# homemade workshop extractor



## sparkymarky (28 Jan 2011)

hi all, i have a workshop in a small stone barn approx 3mx8m with a tin roof whilst i have a axminster 1bag workshop extractor which will collect shavings i have nothing that will extract any dust outside. i have looked at some 12 - 20 inch extractors however they seem to be fairly expensive for my budget. 

so this i where it gets intresting...... i have come up with a plan :lol: 

i have seen 16inch desk fans for sale for around £15, does any one see any problems with fitting a fan in a plywood box which would go through the shed wall with a controler set up inside, i was then thinking of fitting a hinged door outside which i would only open when the fan is in use to stop it getting damaged by rain / damp.
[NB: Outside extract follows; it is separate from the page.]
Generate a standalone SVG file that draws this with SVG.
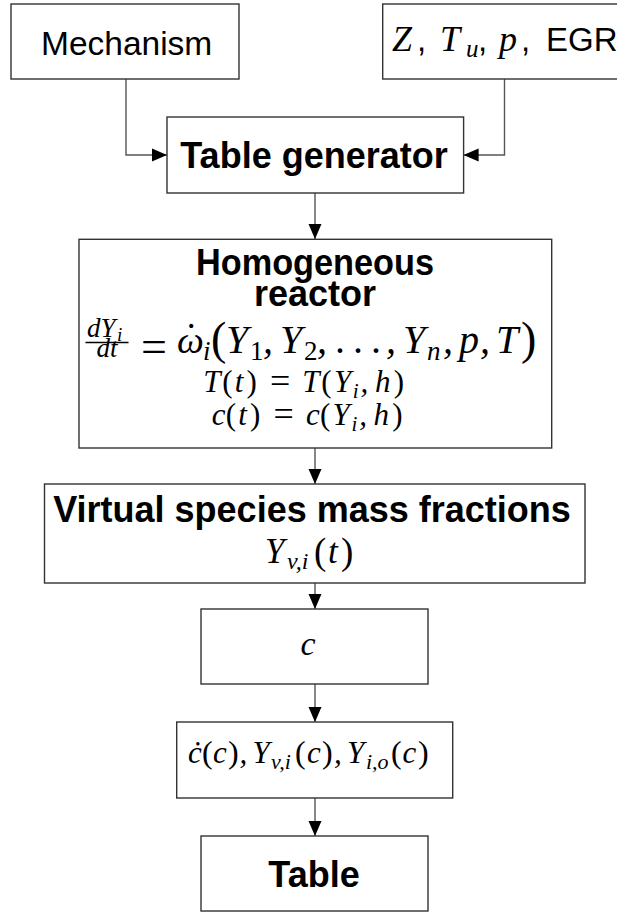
<svg xmlns="http://www.w3.org/2000/svg" width="617" height="912" viewBox="0 0 617 912">
<style>
.box{fill:#fff;stroke:#333;stroke-width:1.4}
.con{fill:none;stroke:#555;stroke-width:1.4}
.sans{font-family:"Liberation Sans",Arial,sans-serif;fill:#000}
.bold{font-family:"Liberation Sans",Arial,sans-serif;font-weight:bold;font-size:36px;fill:#000}
.m{font-family:"Liberation Serif","Times New Roman",serif;font-style:italic;fill:#000}
.r{font-family:"Liberation Serif","Times New Roman",serif;font-style:normal}
</style>
<defs>
<marker id="ah" markerUnits="userSpaceOnUse" markerWidth="16" markerHeight="14" refX="15" refY="7" orient="auto">
<path d="M0,0.5 L15,7 L0,13.5 z" fill="#000"/>
</marker>
</defs>
<rect width="617" height="912" fill="#fff"/>

<g id="connectors">
<path class="con" d="M126,79 V155 H167" marker-end="url(#ah)"/>
<path class="con" d="M504.5,79 V155 H463.6" marker-end="url(#ah)"/>
<path class="con" d="M315,193 V239" marker-end="url(#ah)"/>
<path class="con" d="M315,448 V484" marker-end="url(#ah)"/>
<path class="con" d="M315,583 V609" marker-end="url(#ah)"/>
<path class="con" d="M315,684 V722" marker-end="url(#ah)"/>
<path class="con" d="M315,798 V836" marker-end="url(#ah)"/>
</g>

<g id="mechanism">
<rect class="box" x="11" y="4" width="228" height="75"/>
<text class="sans" x="41" y="55" font-size="33.5">Mechanism</text>
</g>

<g id="parameters">
<rect class="box" x="382.7" y="4" width="250" height="75"/>
<text class="m" font-size="36"><tspan x="392" y="51">Z</tspan><tspan class="sans" x="417" y="51" font-size="33" font-style="normal">,</tspan><tspan x="440" y="51">T</tspan><tspan x="466" y="57" font-size="25">u</tspan><tspan class="sans" x="478" y="51" font-size="33" font-style="normal">,</tspan><tspan x="499" y="51">p</tspan><tspan class="sans" x="521" y="51" font-size="33" font-style="normal">,</tspan><tspan class="sans" x="546" y="51" font-size="33" font-style="normal">EGR</tspan></text>
</g>

<g id="table-generator">
<rect class="box" x="167" y="117" width="296.6" height="76"/>
<text class="bold" x="314" y="168" text-anchor="middle">Table generator</text>
</g>

<g id="homogeneous-reactor">
<rect class="box" x="79" y="239.3" width="472.7" height="208.7"/>
<text class="bold" text-anchor="middle"><tspan x="315" y="275" textLength="238" lengthAdjust="spacingAndGlyphs">Homogeneous</tspan><tspan x="315" y="306">reactor</tspan></text>
<line x1="85.5" y1="342.5" x2="128.5" y2="342.5" stroke="#000" stroke-width="1.3"/>
<text class="m" font-size="27"><tspan x="87" y="337">dY</tspan><tspan x="117" y="341" font-size="19">i</tspan><tspan x="96.5" y="357">dt</tspan></text>
<text class="m" font-size="40"><tspan class="r" x="141" y="362" font-size="46">=</tspan><tspan x="177" y="353" font-size="38">ω</tspan><tspan class="r" x="184.5" y="350">˙</tspan><tspan x="203" y="360" font-size="27">i</tspan><tspan class="r" x="211" y="354" font-size="46">(</tspan><tspan x="226" y="353">Y</tspan><tspan class="r" x="250" y="360" font-size="27">1</tspan><tspan x="263" y="353">,</tspan><tspan x="280" y="353">Y</tspan><tspan class="r" x="304" y="360" font-size="27">2</tspan><tspan x="317" y="353">,</tspan><tspan class="r" x="335 353 371" y="353">...</tspan><tspan x="386" y="353">,</tspan><tspan x="403" y="353">Y</tspan><tspan x="427" y="360" font-size="27">n</tspan><tspan x="443" y="353">,</tspan><tspan x="459" y="353">p</tspan><tspan x="480" y="353">,</tspan><tspan x="496" y="353">T</tspan><tspan class="r" x="521" y="354" font-size="46">)</tspan></text>
<text class="m" font-size="31"><tspan x="203.3" y="392">T</tspan><tspan class="r" x="222.2" y="392">(</tspan><tspan x="234.8" y="392">t</tspan><tspan class="r" x="246.5" y="392">)</tspan><tspan class="r" x="270" y="393" font-size="36">=</tspan><tspan x="302.3" y="392">T</tspan><tspan class="r" x="321.3" y="392">(</tspan><tspan x="333.9" y="392">Y</tspan><tspan x="352.8" y="398" font-size="21">i</tspan><tspan x="360.6" y="392">,</tspan><tspan x="375" y="392">h</tspan><tspan class="r" x="393.7" y="392">)</tspan></text>
<text class="m" font-size="31"><tspan x="211.7" y="425">c</tspan><tspan class="r" x="225.7" y="425">(</tspan><tspan x="238.3" y="425">t</tspan><tspan class="r" x="250" y="425">)</tspan><tspan class="r" x="273.5" y="426" font-size="36">=</tspan><tspan x="305.9" y="425">c</tspan><tspan class="r" x="319.9" y="425">(</tspan><tspan x="332.5" y="425">Y</tspan><tspan x="351.4" y="431" font-size="21">i</tspan><tspan x="359.2" y="425">,</tspan><tspan x="373.6" y="425">h</tspan><tspan class="r" x="392.3" y="425">)</tspan></text>
</g>

<g id="virtual-species">
<rect class="box" x="44.5" y="484" width="540.5" height="99"/>
<text class="bold" x="312" y="522" text-anchor="middle">Virtual species mass fractions</text>
<text class="m" font-size="35"><tspan x="265" y="563">Y</tspan><tspan x="287" y="569" font-size="24">v,i</tspan><tspan class="r" x="314" y="564" font-size="37">(</tspan><tspan x="328" y="563">t</tspan><tspan class="r" x="341" y="564" font-size="37">)</tspan></text>
</g>

<g id="progress-variable">
<rect class="box" x="201" y="609" width="227" height="75"/>
<text class="m" x="308" y="655" font-size="34" text-anchor="middle">c</text>
</g>

<g id="source-terms">
<rect class="box" x="176.7" y="722" width="276" height="76"/>
<text class="m" font-size="31"><tspan x="188" y="763">ċ</tspan><tspan class="r" x="202" y="763" font-size="32">(</tspan><tspan x="213" y="763">c</tspan><tspan class="r" x="228" y="763" font-size="32">)</tspan><tspan x="239.5" y="763">,</tspan><tspan x="252.5" y="763">Y</tspan><tspan x="271" y="769" font-size="22">v,i</tspan><tspan class="r" x="295" y="763" font-size="32">(</tspan><tspan x="307" y="763">c</tspan><tspan class="r" x="322" y="763" font-size="32">)</tspan><tspan x="334" y="763">,</tspan><tspan x="347" y="763">Y</tspan><tspan x="366" y="769" font-size="22">i,o</tspan><tspan class="r" x="391" y="763" font-size="32">(</tspan><tspan x="402.5" y="763">c</tspan><tspan class="r" x="418" y="763" font-size="32">)</tspan></text>
</g>

<g id="table">
<rect class="box" x="201" y="836" width="227" height="75"/>
<text class="bold" x="314" y="887" text-anchor="middle">Table</text>
</g>
</svg>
i have included a quick sketch  







many thanks mark.


----------



## studders (29 Jan 2011)

Not sure a desk fan will shift enough air to be any use. I used the fan from a hob extractor unit that I got off t'bay for about £15 +p+p. Shifts around 500 cubic metres an hour, put it in a box similar to your sketch with some pre filters from axminster and it does a good job. I used the hood of the extractor on my mitre saw.


----------



## Dave Huxley (6 Feb 2011)

I have a record dust /chip collector and have installed quite a powerful 2 speed wall extractor in the side of the shed above the lathe, this is fitted with an outside flap as standard which closes when the fan is switched off, this does a great job but I do have to clean the fan blades now and again of fine dust, I'm lucky that it just blows out onto a narrow area between the the house and shed. I used this in my previous shed where I fitted a hardboard extention box to the front of it as it was quite away from my old lathe. I think its made by Greens and bought off Ebay.
Dave


----------



## CHJ (6 Feb 2011)

I think the desk fan stands a good chance of moving the airborne dust out of the barn as long as there is a suitable inlet of fresh replacement air and no adverse wind pressure on the outside face of the fan. Nothing to loose anyway, if it's not powerful enough then not a lot lost and a more powerful unit can be fitted at a later date.


----------